### DIRECTION
Drop every picture, then transcribe the remaining data exactly.

## Start SUPPLIED DATA

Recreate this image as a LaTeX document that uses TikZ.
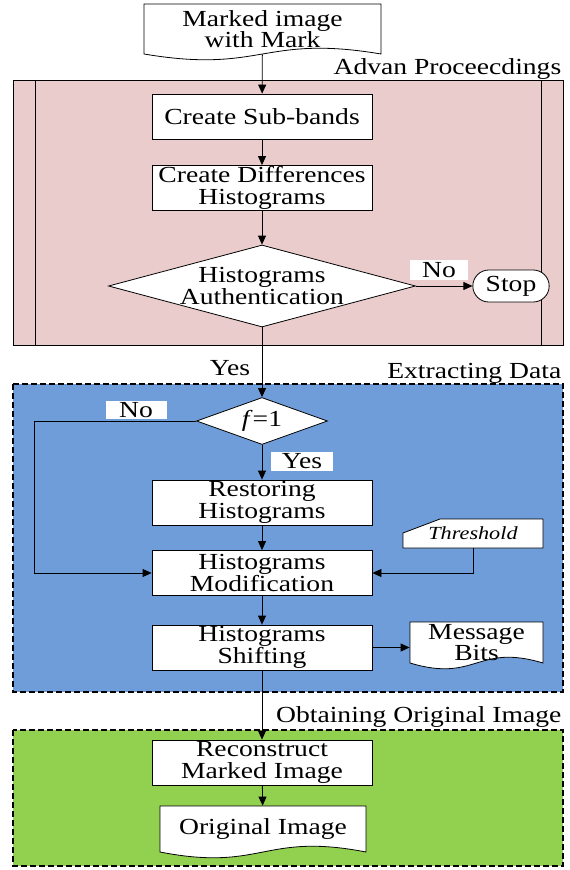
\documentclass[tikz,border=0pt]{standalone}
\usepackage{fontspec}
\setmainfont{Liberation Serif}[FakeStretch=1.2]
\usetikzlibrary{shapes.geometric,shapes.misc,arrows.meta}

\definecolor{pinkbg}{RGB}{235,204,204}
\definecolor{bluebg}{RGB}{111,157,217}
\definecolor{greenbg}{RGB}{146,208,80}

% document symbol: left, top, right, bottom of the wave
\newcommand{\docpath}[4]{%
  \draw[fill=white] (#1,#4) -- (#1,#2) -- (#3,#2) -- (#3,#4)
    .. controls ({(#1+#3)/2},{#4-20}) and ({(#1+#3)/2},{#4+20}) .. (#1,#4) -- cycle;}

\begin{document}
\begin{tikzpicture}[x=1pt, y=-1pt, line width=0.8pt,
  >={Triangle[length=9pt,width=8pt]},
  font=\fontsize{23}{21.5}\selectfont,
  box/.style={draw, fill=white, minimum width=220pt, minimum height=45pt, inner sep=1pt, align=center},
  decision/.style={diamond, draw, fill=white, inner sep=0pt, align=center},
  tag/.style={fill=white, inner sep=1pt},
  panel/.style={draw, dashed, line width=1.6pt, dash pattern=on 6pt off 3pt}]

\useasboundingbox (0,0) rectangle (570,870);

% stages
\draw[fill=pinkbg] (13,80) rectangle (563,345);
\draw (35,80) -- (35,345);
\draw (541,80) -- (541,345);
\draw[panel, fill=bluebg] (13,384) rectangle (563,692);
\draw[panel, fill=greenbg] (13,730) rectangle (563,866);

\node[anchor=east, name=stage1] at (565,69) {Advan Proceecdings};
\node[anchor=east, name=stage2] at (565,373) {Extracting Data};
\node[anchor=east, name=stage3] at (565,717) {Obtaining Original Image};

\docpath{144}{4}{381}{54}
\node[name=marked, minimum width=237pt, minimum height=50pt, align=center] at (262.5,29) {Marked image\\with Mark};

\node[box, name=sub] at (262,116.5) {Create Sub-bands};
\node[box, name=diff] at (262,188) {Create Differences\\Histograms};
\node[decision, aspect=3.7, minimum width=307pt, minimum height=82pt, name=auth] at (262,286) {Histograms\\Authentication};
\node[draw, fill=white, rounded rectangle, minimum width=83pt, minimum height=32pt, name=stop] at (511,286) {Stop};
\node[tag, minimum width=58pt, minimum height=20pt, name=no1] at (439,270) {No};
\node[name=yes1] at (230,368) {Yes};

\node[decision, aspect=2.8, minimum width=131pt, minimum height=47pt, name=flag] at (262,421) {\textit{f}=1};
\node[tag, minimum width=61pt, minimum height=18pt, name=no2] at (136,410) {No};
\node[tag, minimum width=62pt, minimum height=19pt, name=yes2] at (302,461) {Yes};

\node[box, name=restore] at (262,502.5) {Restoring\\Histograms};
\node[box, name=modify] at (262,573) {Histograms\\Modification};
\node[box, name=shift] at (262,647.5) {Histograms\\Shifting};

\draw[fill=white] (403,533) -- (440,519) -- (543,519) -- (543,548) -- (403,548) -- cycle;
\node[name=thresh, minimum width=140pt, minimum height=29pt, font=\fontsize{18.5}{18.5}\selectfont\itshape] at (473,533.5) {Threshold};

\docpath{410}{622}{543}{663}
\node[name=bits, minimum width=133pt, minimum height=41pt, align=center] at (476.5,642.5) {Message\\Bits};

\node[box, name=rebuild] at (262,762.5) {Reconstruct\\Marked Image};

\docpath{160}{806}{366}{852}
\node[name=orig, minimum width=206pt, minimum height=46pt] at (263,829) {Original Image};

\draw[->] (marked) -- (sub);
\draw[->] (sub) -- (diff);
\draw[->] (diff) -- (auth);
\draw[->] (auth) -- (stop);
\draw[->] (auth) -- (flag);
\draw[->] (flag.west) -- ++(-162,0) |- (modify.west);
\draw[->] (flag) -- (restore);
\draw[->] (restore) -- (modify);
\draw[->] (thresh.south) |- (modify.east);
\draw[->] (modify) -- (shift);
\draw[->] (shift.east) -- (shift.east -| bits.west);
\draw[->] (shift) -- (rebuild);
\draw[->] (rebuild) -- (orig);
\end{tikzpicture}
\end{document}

## End SUPPLIED DATA

### RIGHT ANSWER
Recreate this image as a LaTeX document that uses TikZ.
\documentclass[tikz,border=0pt]{standalone}
\usepackage{fontspec}
\setmainfont{Liberation Serif}[FakeStretch=1.2]
\usetikzlibrary{shapes.geometric,shapes.misc,arrows.meta}

\definecolor{pinkbg}{RGB}{235,204,204}
\definecolor{bluebg}{RGB}{111,157,217}
\definecolor{greenbg}{RGB}{146,208,80}

% document symbol: left, top, right, bottom of the wave
\newcommand{\docpath}[4]{%
  \draw[fill=white] (#1,#4) -- (#1,#2) -- (#3,#2) -- (#3,#4)
    .. controls ({(#1+#3)/2},{#4-20}) and ({(#1+#3)/2},{#4+20}) .. (#1,#4) -- cycle;}

\begin{document}
\begin{tikzpicture}[x=1pt, y=-1pt, line width=0.8pt,
  >={Triangle[length=9pt,width=8pt]},
  font=\fontsize{23}{21.5}\selectfont,
  box/.style={draw, fill=white, minimum width=220pt, minimum height=45pt, inner sep=1pt, align=center},
  decision/.style={diamond, draw, fill=white, inner sep=0pt, align=center},
  tag/.style={fill=white, inner sep=1pt},
  panel/.style={draw, dashed, line width=1.6pt, dash pattern=on 6pt off 3pt}]

\useasboundingbox (0,0) rectangle (570,870);

% stages
\draw[fill=pinkbg] (13,80) rectangle (563,345);
\draw (35,80) -- (35,345);
\draw (541,80) -- (541,345);
\draw[panel, fill=bluebg] (13,384) rectangle (563,692);
\draw[panel, fill=greenbg] (13,730) rectangle (563,866);

\node[anchor=east, name=stage1] at (565,69) {Advan Proceecdings};
\node[anchor=east, name=stage2] at (565,373) {Extracting Data};
\node[anchor=east, name=stage3] at (565,717) {Obtaining Original Image};

\docpath{144}{4}{381}{54}
\node[name=marked, minimum width=237pt, minimum height=50pt, align=center] at (262.5,29) {Marked image\\with Mark};

\node[box, name=sub] at (262,116.5) {Create Sub-bands};
\node[box, name=diff] at (262,188) {Create Differences\\Histograms};
\node[decision, aspect=3.7, minimum width=307pt, minimum height=82pt, name=auth] at (262,286) {Histograms\\Authentication};
\node[draw, fill=white, rounded rectangle, minimum width=83pt, minimum height=32pt, name=stop] at (511,286) {Stop};
\node[tag, minimum width=58pt, minimum height=20pt, name=no1] at (439,270) {No};
\node[name=yes1] at (230,368) {Yes};

\node[decision, aspect=2.8, minimum width=131pt, minimum height=47pt, name=flag] at (262,421) {\textit{f}=1};
\node[tag, minimum width=61pt, minimum height=18pt, name=no2] at (136,410) {No};
\node[tag, minimum width=62pt, minimum height=19pt, name=yes2] at (302,461) {Yes};

\node[box, name=restore] at (262,502.5) {Restoring\\Histograms};
\node[box, name=modify] at (262,573) {Histograms\\Modification};
\node[box, name=shift] at (262,647.5) {Histograms\\Shifting};

\draw[fill=white] (403,533) -- (440,519) -- (543,519) -- (543,548) -- (403,548) -- cycle;
\node[name=thresh, minimum width=140pt, minimum height=29pt, font=\fontsize{18.5}{18.5}\selectfont\itshape] at (473,533.5) {Threshold};

\docpath{410}{622}{543}{663}
\node[name=bits, minimum width=133pt, minimum height=41pt, align=center] at (476.5,642.5) {Message\\Bits};

\node[box, name=rebuild] at (262,762.5) {Reconstruct\\Marked Image};

\docpath{160}{806}{366}{852}
\node[name=orig, minimum width=206pt, minimum height=46pt] at (263,829) {Original Image};

\draw[->] (marked) -- (sub);
\draw[->] (sub) -- (diff);
\draw[->] (diff) -- (auth);
\draw[->] (auth) -- (stop);
\draw[->] (auth) -- (flag);
\draw[->] (flag.west) -- ++(-162,0) |- (modify.west);
\draw[->] (flag) -- (restore);
\draw[->] (restore) -- (modify);
\draw[->] (thresh.south) |- (modify.east);
\draw[->] (modify) -- (shift);
\draw[->] (shift.east) -- (shift.east -| bits.west);
\draw[->] (shift) -- (rebuild);
\draw[->] (rebuild) -- (orig);
\end{tikzpicture}
\end{document}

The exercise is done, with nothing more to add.